Lorsqu’on donne le pardon, le premier bienfait, c’est qu’on commence par accepter, on marche vers la tolérance. Le second bienfait, ça permet de construire l’harmonie dans la famille, permet aux enfants de découvrir l’effort des parents pour maintenir l’union. Apprendre à agir par gratuité. L’amour devient la découverte de ce qui peut sublimer ma faute et me porter à une certaine autre dignité que je n’avais pas : la dignité de l’amour.
Les défis du Pardon.
Déjà, tous les péchés ne sont pas pardonnables, comme le péché contre l’Esprit Saint. La réalité concrète du pardon, c’est ce que te disent les règles et la parole de Dieu : c’est la gratuité. Nous sommes différents, culturellement, civilisationnellement. Il faut savoir pardonner les plus grands maux de nos sociétés, en reconnaissant, la valeur de leurs réalisations et en dépassant pour pouvoir contribuer, à l’universel des valeurs.

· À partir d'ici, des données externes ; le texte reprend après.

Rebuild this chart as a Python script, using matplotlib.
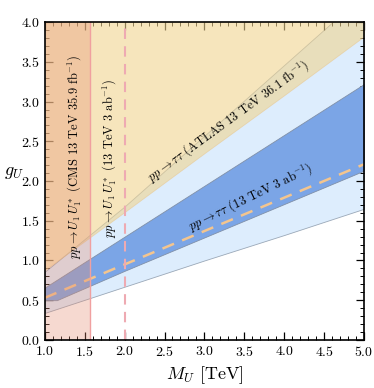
import matplotlib
matplotlib.use('Agg')
import matplotlib.pyplot as plt
from matplotlib.ticker import MultipleLocator

plt.rcParams['font.family'] = 'serif'
plt.rcParams['font.serif'] = ['cmr10']
plt.rcParams['mathtext.fontset'] = 'cm'
plt.rcParams['axes.formatter.use_mathtext'] = True

# limits on g_U vs M_U
m = [1.0, 2.0, 3.0, 4.0, 5.0]
atlas_low = [0.88, 1.61, 2.35, 3.08, 3.82]     # ATLAS 36.1 fb-1 exclusion
hl_up = [0.86, 1.68, 2.57, 3.46, 4.35]         # HL-LHC tautau band, upper
hl_low = [0.34, 0.67, 1.00, 1.32, 1.65]        # HL-LHC tautau band, lower
m_kink = [1.0, 1.15, 2.0, 3.0, 4.0, 5.0]
band_up = [0.66, 0.756, 1.30, 1.94, 2.58, 3.22]  # inner band upper
band_low = [0.50, 0.50, 0.87, 1.29, 1.71, 2.13]  # inner band lower
central = [0.53, 0.95, 1.37, 1.79, 2.21]
cms_mass = 1.565
hl_pair_mass = 2.0

fig = plt.figure(figsize=(3.74, 3.88), dpi=100)
ax = fig.add_axes([0.120, 0.124, 0.853, 0.819])

ax.fill_between(m, hl_low, hl_up, color='#ddedfd', lw=0.6, edgecolor='#9aa8b8', zorder=1)
ax.fill_between(m_kink, band_low, band_up, color='#7ba5e6',
                lw=0.6, edgecolor='#8090a8', zorder=2)
ax.fill_between(m, atlas_low, [4.5] * len(m), color='#f0d490', alpha=0.6, lw=0.6,
                edgecolor='#e8c890', zorder=3)
ax.plot(m, central, color='#f4c58e', lw=1.8, dashes=(5, 3.5), zorder=4)
ax.axvspan(1.0, cms_mass, color='#e48a6e', alpha=0.32, lw=0, zorder=5)
ax.axvline(cms_mass, color='#f0a0a0', lw=1.0, zorder=6)
ax.axvline(hl_pair_mass, color='#eeaab2', lw=1.5, dashes=(5, 3.5), zorder=6)

fs = 9
ax.text(1.37, 2.31, r'$pp\to U_1\,U_1^*$ (CMS 13 TeV 35.9 fb$^{-1}$)', rotation=90,
        ha='center', va='center', fontsize=fs, zorder=7)
ax.text(1.81, 2.29, r'$pp\to U_1\,U_1^*$ (13 TeV 3 ab$^{-1}$)', rotation=90,
        ha='center', va='center', fontsize=fs, zorder=7)
ax.text(3.30, 2.75, r'$pp\to\tau\tau$ (ATLAS 13 TeV 36.1 fb$^{-1}$)', rotation=36,
        ha='center', va='center', fontsize=fs, zorder=7, rotation_mode='anchor')
ax.text(3.58, 1.80, r'$pp\to\tau\tau$ (13 TeV 3 ab$^{-1}$)', rotation=26,
        ha='center', va='center', fontsize=fs, zorder=7, rotation_mode='anchor')

ax.set_xlim(1.0, 5.0)
ax.set_ylim(0.0, 4.0)
ax.xaxis.set_major_locator(MultipleLocator(0.5))
ax.xaxis.set_minor_locator(MultipleLocator(0.1))
ax.yaxis.set_major_locator(MultipleLocator(0.5))
ax.yaxis.set_minor_locator(MultipleLocator(0.1))
ax.tick_params(which='both', direction='in', top=True, right=True, labelsize=10)
ax.tick_params(which='major', length=6, width=0.9)
ax.tick_params(which='minor', length=3, width=0.7)
ax.set_xlabel(r'$M_U$ [TeV]', fontsize=13)
ax.set_ylabel(r'$g_U$', fontsize=13, rotation=0)
ax.yaxis.set_label_coords(-0.095, 0.5)
for s in ax.spines.values():
    s.set_linewidth(1.2)
    s.set_zorder(10)

fig.savefig('out.png', dpi=100)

Le pardon est un don qui permet d’aller au-delà du don. Quand on rencontre des difficultés dans le processus du pardon, il ne faut jamais désespérer de l’autre, de sa capacité à changer. A la prière, le jeûne, il faut du temps, car le temps contribue à la réparation. Il faut la confrontation continue à demander pardon, à faire le bien, même à ceux qui vous veulent du mal. L’Eglise propose en plus de la prière, d’éduquer et d’être proche. Certaines situations, comme les blessures d’enfance, nécessitent un accompagnement spirituel. D’ailleurs, certains principes culturels l’encouragent à travers certaines expressions : ‘laisser à Dieu‘’, ’’tu ne peux venger tout ce qu’on t’a fait’’.
Après le pardon, naît la joie intérieure. Même si l’autre reste toujours fermé, la joie intérieure signale réellement qu’on l’a pardonné.